THE PROBLEM –
Your task is to output the listing word for word, with pictures excluded.

DATASET EXTRACT –
:::::
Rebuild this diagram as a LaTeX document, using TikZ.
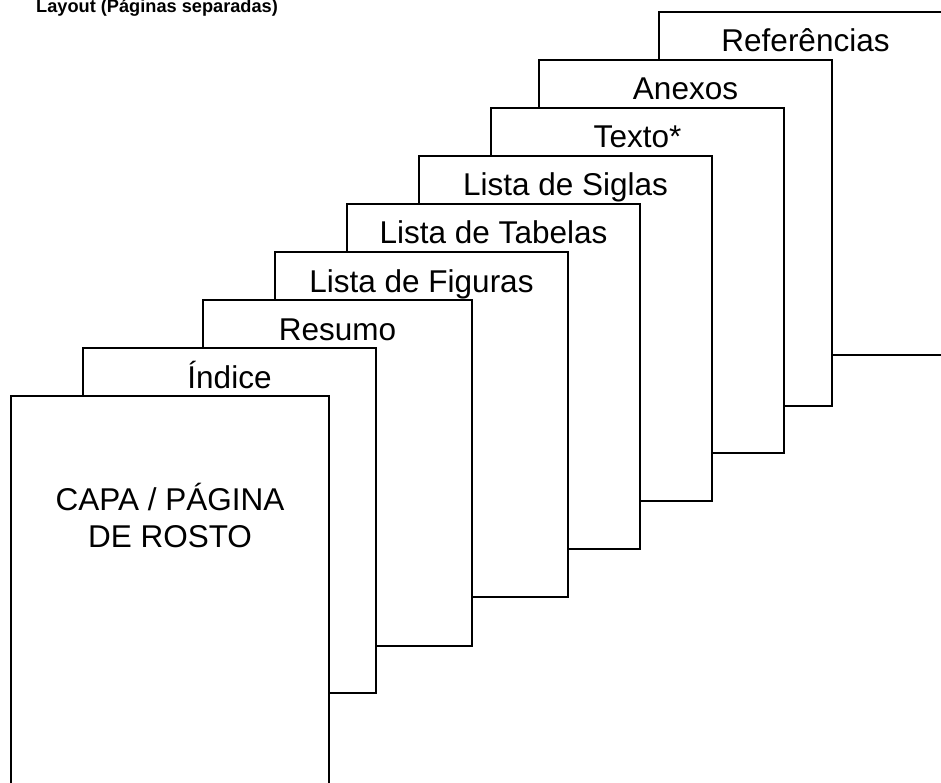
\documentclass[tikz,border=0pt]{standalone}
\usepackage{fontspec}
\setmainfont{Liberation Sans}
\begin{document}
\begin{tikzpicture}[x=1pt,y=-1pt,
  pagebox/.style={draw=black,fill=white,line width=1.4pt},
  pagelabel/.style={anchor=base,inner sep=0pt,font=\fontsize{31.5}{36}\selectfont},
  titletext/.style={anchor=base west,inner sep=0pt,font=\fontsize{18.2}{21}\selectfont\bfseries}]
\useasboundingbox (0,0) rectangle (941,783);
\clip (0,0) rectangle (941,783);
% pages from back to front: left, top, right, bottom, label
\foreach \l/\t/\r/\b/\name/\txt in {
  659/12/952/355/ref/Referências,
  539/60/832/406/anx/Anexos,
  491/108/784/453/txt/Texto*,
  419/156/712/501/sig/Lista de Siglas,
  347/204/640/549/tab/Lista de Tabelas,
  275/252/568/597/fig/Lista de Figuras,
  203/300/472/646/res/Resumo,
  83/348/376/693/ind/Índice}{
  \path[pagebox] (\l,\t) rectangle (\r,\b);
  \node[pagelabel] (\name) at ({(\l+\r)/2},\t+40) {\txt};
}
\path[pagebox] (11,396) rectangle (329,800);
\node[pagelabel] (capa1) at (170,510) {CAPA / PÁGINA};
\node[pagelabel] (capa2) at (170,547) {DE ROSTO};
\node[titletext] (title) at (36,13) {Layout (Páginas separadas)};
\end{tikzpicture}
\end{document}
:::::
EXERCISE RESPONSE –
Rebuild this diagram as a LaTeX document, using TikZ.
\documentclass[tikz,border=0pt]{standalone}
\usepackage{fontspec}
\setmainfont{Liberation Sans}
\begin{document}
\begin{tikzpicture}[x=1pt,y=-1pt,
  pagebox/.style={draw=black,fill=white,line width=1.4pt},
  pagelabel/.style={anchor=base,inner sep=0pt,font=\fontsize{31.5}{36}\selectfont},
  titletext/.style={anchor=base west,inner sep=0pt,font=\fontsize{18.2}{21}\selectfont\bfseries}]
\useasboundingbox (0,0) rectangle (941,783);
\clip (0,0) rectangle (941,783);
% pages from back to front: left, top, right, bottom, label
\foreach \l/\t/\r/\b/\name/\txt in {
  659/12/952/355/ref/Referências,
  539/60/832/406/anx/Anexos,
  491/108/784/453/txt/Texto*,
  419/156/712/501/sig/Lista de Siglas,
  347/204/640/549/tab/Lista de Tabelas,
  275/252/568/597/fig/Lista de Figuras,
  203/300/472/646/res/Resumo,
  83/348/376/693/ind/Índice}{
  \path[pagebox] (\l,\t) rectangle (\r,\b);
  \node[pagelabel] (\name) at ({(\l+\r)/2},\t+40) {\txt};
}
\path[pagebox] (11,396) rectangle (329,800);
\node[pagelabel] (capa1) at (170,510) {CAPA / PÁGINA};
\node[pagelabel] (capa2) at (170,547) {DE ROSTO};
\node[titletext] (title) at (36,13) {Layout (Páginas separadas)};
\end{tikzpicture}
\end{document}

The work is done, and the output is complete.